GREAT FALLS — A blizzard moving through north-central Montana this weekend is causing dangerous road conditions, widespread power outages and school closures. The Montana Department of Transportation and the National Weather Service are discouraging people from traveling unless it's absolutely necessary.
Several rural school districts will be closed on Monday, November 9, due to the weather. They include:
- Geyser Public School
- Simms High School
- Fort Shaw Elementary
- Cascade School
- Centerville School
Parents in Havre Public Schools will find out if Monday is a remote learning day by 6:30 a.m. that morning, through Infinite Campus messenger.

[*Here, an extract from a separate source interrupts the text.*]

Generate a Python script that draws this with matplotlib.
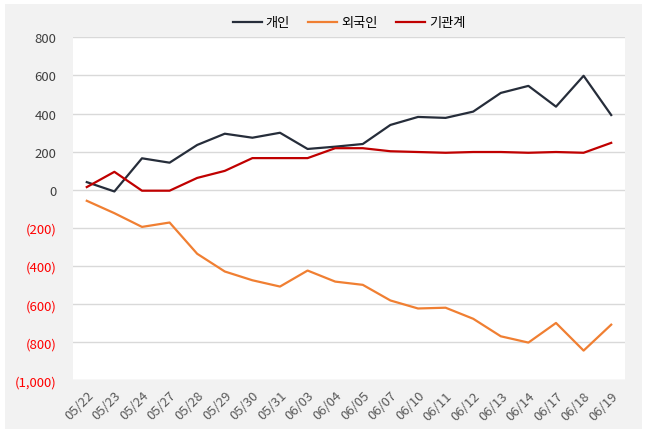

A Blizzard Warning was in effect starting at 2 p.m. on Saturday through 6 a.m. on Monday for north-central Montana. For a storm to technically be a blizzard, it needs to have sustained wind of 35 miles per hour or greater, visibility of a quarter a mile or less, and sustain these conditions for at least three hours. A blizzard does not require heavy snowfall, but snow is a big part of reducing visibility. A blizzard doesn't require severe cold, either.

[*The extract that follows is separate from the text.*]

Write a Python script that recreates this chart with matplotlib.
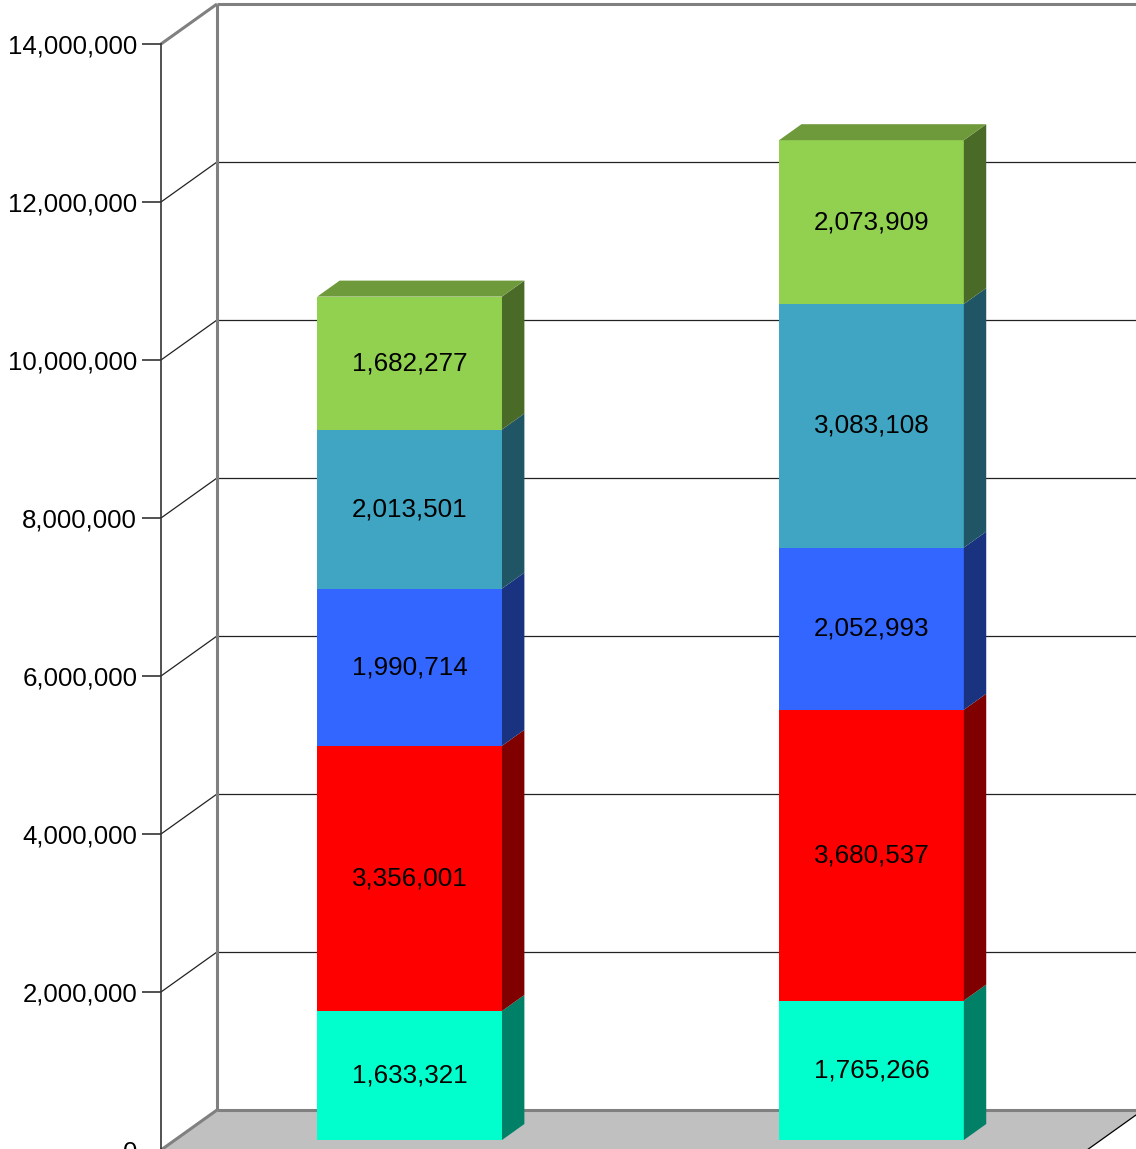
import matplotlib
matplotlib.use("Agg")
import matplotlib.pyplot as plt
import matplotlib.transforms as mtransforms
from matplotlib.patches import Polygon
from matplotlib.ticker import FuncFormatter

plt.rcParams['font.family'] = ['Liberation Sans', 'DejaVu Sans']

categories = ["A", "B"]
series_values = [
    [1633321, 1765266],
    [3356001, 3680537],
    [1990714, 2052993],
    [2013501, 3083108],
    [1682277, 2073909],
]
front_colors = ["#00ffcc", "#ff0000", "#3366ff", "#3fa5c2", "#92d050"]
side_colors = ["#008066", "#800000", "#1a3380", "#205566", "#4a6b28"]
top_color = "#6f9a3c"
y_ticks = [0, 2000000, 4000000, 6000000, 8000000, 10000000, 12000000, 14000000]

W, H = 1136, 1149
DX, DY = 56, 40          # depth of the box in pixels
F0, F1 = 0.25, 0.65      # bar depth range (fraction of box depth)
BAR_W = 0.4

fig = plt.figure(figsize=(W / 100, H / 100), dpi=100)
# front plane: x from 161 to 1087 px, y 0 at 1150 px, 14M at 44 px (from top)
ax = fig.add_axes([161 / W, (H - 1150) / H, 926 / W, (1150 - 44) / H])
ax.set_xlim(-0.508, 1.497)
ax.set_ylim(0, 14000000)
ax.set_yticks(y_ticks)
ax.yaxis.set_major_formatter(FuncFormatter(lambda v, p: f"{int(v):,}"))
ax.set_xticks([])
ax.tick_params(axis="y", length=19 * 0.72, width=1.2, color="#333333",
               labelsize=18.6, pad=3.5)
for s in ["top", "right", "bottom"]:
    ax.spines[s].set_visible(False)
ax.spines["left"].set_color("#333333")
ax.spines["left"].set_linewidth(1.2)
ax.spines["left"].set_zorder(10)
ax.patch.set_visible(False)


def pt(x, v, f):
    px, py = ax.transData.transform((x, v))
    return (px + DX * f, py + DY * f)


ident = mtransforms.IdentityTransform()


def poly(pts, color, z, ec="none", lw=0):
    ax.add_patch(Polygon(pts, closed=True, facecolor=color, edgecolor=ec,
                         linewidth=lw, transform=ident, clip_on=False,
                         zorder=z))


def line(p, q, color, lw, z):
    ax.plot([p[0], q[0]], [p[1], q[1]], color=color, lw=lw, transform=ident,
            clip_on=False, zorder=z, solid_capstyle="butt")


x0, x1 = ax.get_xlim()
top = y_ticks[-1]

# floor
poly([pt(x0, 0, 0), pt(x0, 0, 1), pt(x1, 0, 1), pt(x1, 0, 0)], "#c0c0c0", 1)
line(pt(x0, 0, 1), pt(x1, 0, 1), "#808080", 2.2, 2)
line(pt(x0, 0, 0), pt(x0, 0, 1), "#808080", 2.2, 2)
line(pt(x1, 0, 1), pt(x1, 0, 0), "#000000", 0.9, 2)

# grid lines on back wall and left wall
for v in y_ticks[1:-1]:
    line(pt(x0, v, 1), pt(x1, v, 1), "#222222", 0.9, 2)
    line(pt(x0, v, 0), pt(x0, v, 1), "#222222", 0.9, 2)

# box outline
line(pt(x0, 0, 1), pt(x0, top, 1), "#808080", 2.2, 3)
line(pt(x0, top, 1), pt(x1, top, 1), "#808080", 2.2, 3)
line(pt(x0, top, 0), pt(x0, top, 1), "#808080", 2.2, 3)

# bars
off = mtransforms.ScaledTranslation(DX * F0 / 100, DY * F0 / 100,
                                    fig.dpi_scale_trans)
for i, cat in enumerate(categories):
    bottom = 0
    left, right = i - BAR_W / 2, i + BAR_W / 2
    for j, vals in enumerate(series_values):
        v = vals[i]
        t = bottom + v
        poly([pt(left, bottom, F0), pt(right, bottom, F0),
              pt(right, t, F0), pt(left, t, F0)], front_colors[j], 5)
        poly([pt(right, bottom, F0), pt(right, bottom, F1),
              pt(right, t, F1), pt(right, t, F0)], side_colors[j], 5)
        ax.text(i, bottom + v / 2, f"{v:,}", ha="center", va="center",
                fontsize=18.7, color="black", zorder=6,
                transform=ax.transData + off)
        bottom = t
    poly([pt(left, bottom, F0), pt(right, bottom, F0),
          pt(right, bottom, F1), pt(left, bottom, F1)], top_color, 5)

fig.savefig("out.png", dpi=100)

Wind gusts are between 40 and 60 miles per hour across the region, and whiteout conditions have set in. Visibility will be near zero at times.
The National Weather Service in Great Falls expected 11 inches of snowfall in Great Falls and seven inches in Helena through Sunday evening. As of noon Sunday, Havre had 11.5 inches, with significant drifts in some areas well into the two to three foot range. We'll keep you updated on snowfall totals as they're reported.

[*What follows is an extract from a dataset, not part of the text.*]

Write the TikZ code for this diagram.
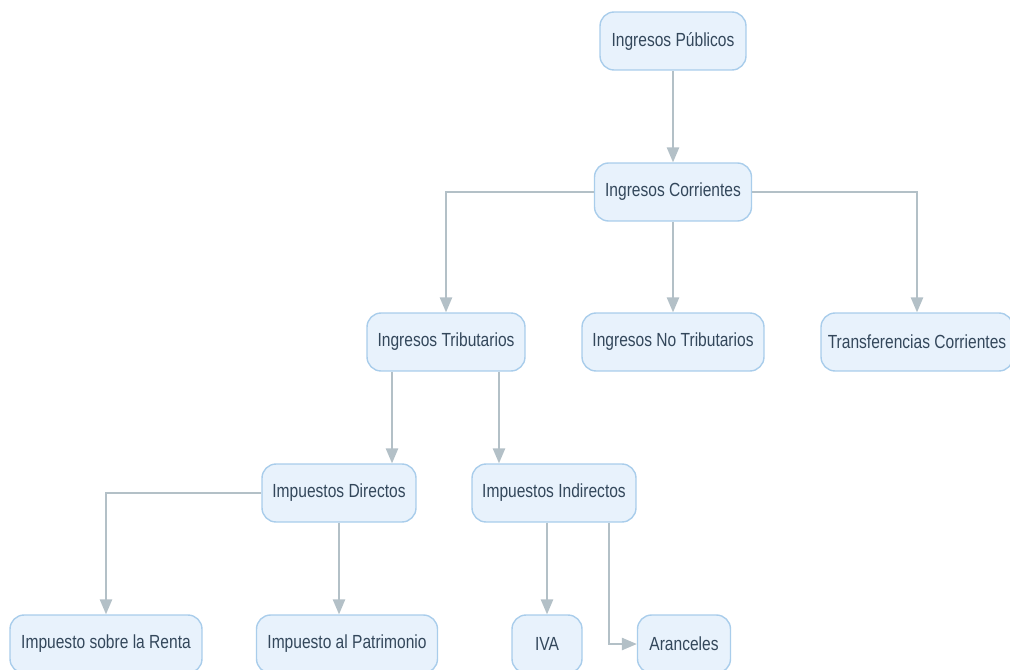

Interstate 15 north of Power was fully blocked as of 9:30 a.m. on Sunday, due to crashes, and dangerous road conditions were reported as far north as the Blackfeet Indian Reservation.
There are several power outages in and around Great Falls — click here for details. Several transformers reportedly exploded. We received lots of questions about flashing lights around Great Falls on Saturday night; NorthWestern Energy said most of the flashing lights were probably caused by arcing wires slapping together in the high wind, causing them to spark.